===== RECORDED INFORMATION

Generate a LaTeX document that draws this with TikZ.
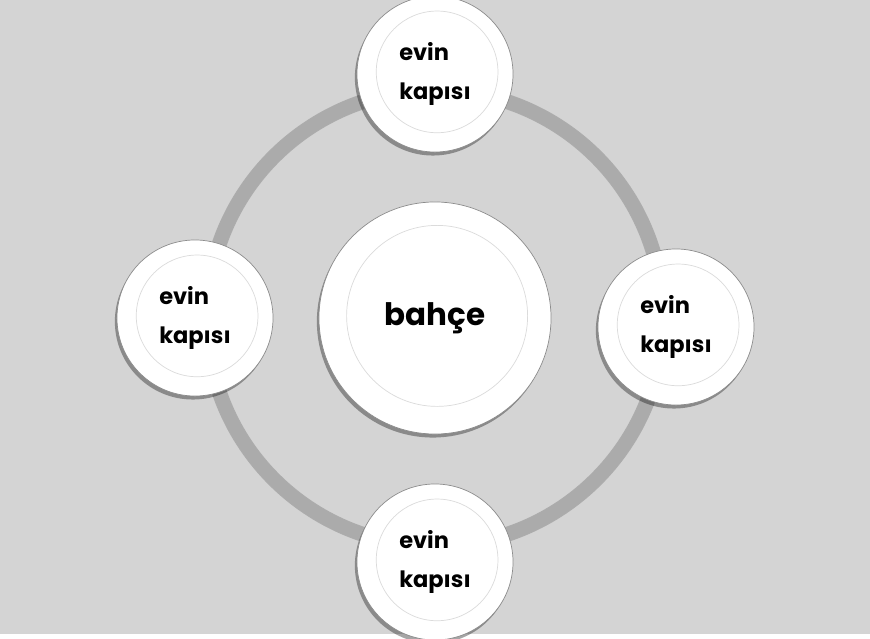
\documentclass[tikz,border=0pt]{standalone}
\usepackage{fontspec}
\setmainfont{Poppins}
\usetikzlibrary{shadows}
\definecolor{bggray}{HTML}{D4D4D4}
\definecolor{ringgray}{HTML}{ABABAB}
\pgfdeclareradialshading{knobshade}{\pgfpoint{-4bp}{-4bp}}{color(0bp)=(white); color(35bp)=(white); color(39bp)=(black!7); color(46bp)=(black!16); color(50bp)=(black!34)}
\tikzset{
  knob/.style={circle, minimum size=#1, inner sep=0pt, align=left,
    draw=black!45, line width=.5pt, shading=knobshade,
    drop shadow={shadow xshift=-1.5pt, shadow yshift=-2.5pt, opacity=.35, fill=black},
    path picture={\fill[white, draw=black!14] ([xshift=1.5pt, yshift=1.5pt]path picture bounding box.center) circle[radius=.39*#1];},
    font=\bfseries\fontsize{16}{28}\selectfont},
  knob/.default=3.9cm,
  ring/.style={draw=black!32, double=ringgray, double distance=9.5pt, line width=.6pt}
}

\begin{document}
\begin{tikzpicture}[x=0.025cm, y=-0.025cm]
\fill[bggray] (0,0) rectangle (870,634);
\fill[white] (0,634) rectangle (870,639);
\useasboundingbox (0,0) rectangle (870,639);
\coordinate (mid) at (435,318);
\draw[ring] (mid) circle[radius=228];
\node[knob=5.8cm, font=\bfseries\fontsize{22}{28}\selectfont] (garden) at (mid) {bahçe};
\node[knob] (doorN) at (435,74) {evin\\kapısı};
\node[knob] (doorW) at (195,318) {evin\\kapısı};
\node[knob] (doorE) at (676,327) {evin\\kapısı};
\node[knob] (doorS) at (435,562) {evin\\kapısı};
\end{tikzpicture}
\end{document}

==========

Send back the data above word for word, with the pictures left out.

SOLUTION TO THE PROBLEM ▸
Generate a LaTeX document that draws this with TikZ.
\documentclass[tikz,border=0pt]{standalone}
\usepackage{fontspec}
\setmainfont{Poppins}
\usetikzlibrary{shadows}
\definecolor{bggray}{HTML}{D4D4D4}
\definecolor{ringgray}{HTML}{ABABAB}
\pgfdeclareradialshading{knobshade}{\pgfpoint{-4bp}{-4bp}}{color(0bp)=(white); color(35bp)=(white); color(39bp)=(black!7); color(46bp)=(black!16); color(50bp)=(black!34)}
\tikzset{
  knob/.style={circle, minimum size=#1, inner sep=0pt, align=left,
    draw=black!45, line width=.5pt, shading=knobshade,
    drop shadow={shadow xshift=-1.5pt, shadow yshift=-2.5pt, opacity=.35, fill=black},
    path picture={\fill[white, draw=black!14] ([xshift=1.5pt, yshift=1.5pt]path picture bounding box.center) circle[radius=.39*#1];},
    font=\bfseries\fontsize{16}{28}\selectfont},
  knob/.default=3.9cm,
  ring/.style={draw=black!32, double=ringgray, double distance=9.5pt, line width=.6pt}
}

\begin{document}
\begin{tikzpicture}[x=0.025cm, y=-0.025cm]
\fill[bggray] (0,0) rectangle (870,634);
\fill[white] (0,634) rectangle (870,639);
\useasboundingbox (0,0) rectangle (870,639);
\coordinate (mid) at (435,318);
\draw[ring] (mid) circle[radius=228];
\node[knob=5.8cm, font=\bfseries\fontsize{22}{28}\selectfont] (garden) at (mid) {bahçe};
\node[knob] (doorN) at (435,74) {evin\\kapısı};
\node[knob] (doorW) at (195,318) {evin\\kapısı};
\node[knob] (doorE) at (676,327) {evin\\kapısı};
\node[knob] (doorS) at (435,562) {evin\\kapısı};
\end{tikzpicture}
\end{document}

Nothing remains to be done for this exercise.